Man-made global warming exacerbated an incident of extreme flooding and heat in eastern China in 2020, according to a study released Wednesday, which highlighted the need to prepare for increasingly intense episodes of such weather in the country.
Researchers said that warming created by human activity caused an increase in rain that summer by around 6.5 percent, and increased heat by around one degree Celsius (33.8 degrees Fahrenheit).
Record rains fell in June and July around the lower part of the Yangtze River during the monsoon, causing the deaths of more than 100 people and billions of dollars in damage, said the study published in the journal Science Advances.
At the same time, extreme heat hit the south of the country, putting pressure on health care and energy systems, as well as on agriculture and infrastructure.
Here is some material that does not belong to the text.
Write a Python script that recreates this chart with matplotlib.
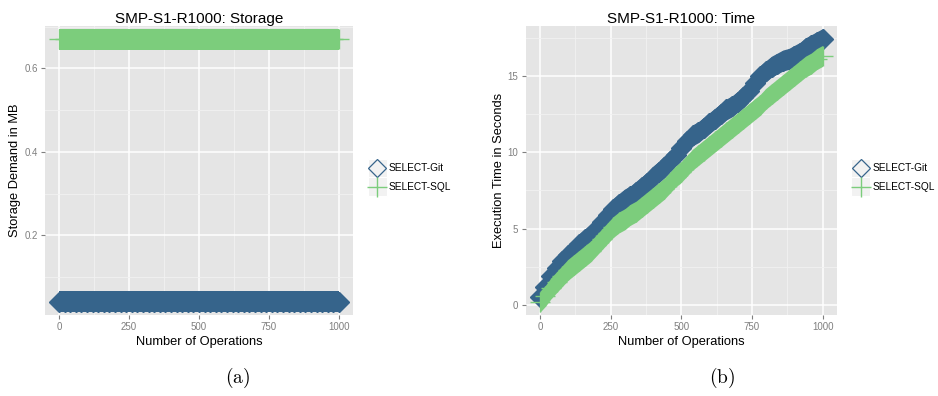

These simultaneous heat and precipitation phenomena are physically interconnected, and commonly occur at the same time in that part of the world, but in 2020 they were exceptional, the researchers said.
To determine the impact of warming linked to human activity, scientists modeled the weather conditions leading up to and during the events, based on measurements in the real world.
They then constructed a scenario simulating conditions as they might have been without human-caused warming, by adjusting humidity levels, air and ocean temperatures. They finally compared the two models to determine the role of human influence.
The researchers also warned about future weather events, noting that by the end of the century, precipitation in the region could increase by 14 percent compared to 2020, and that the season could be 2.1 degrees Celsius warmer.
The results of the study “underscore the necessity of preparing for more intense spatially compounding flood-heat hazards over eastern China,” the researcher said, since they “could lead to increased economic damage and loss of life.”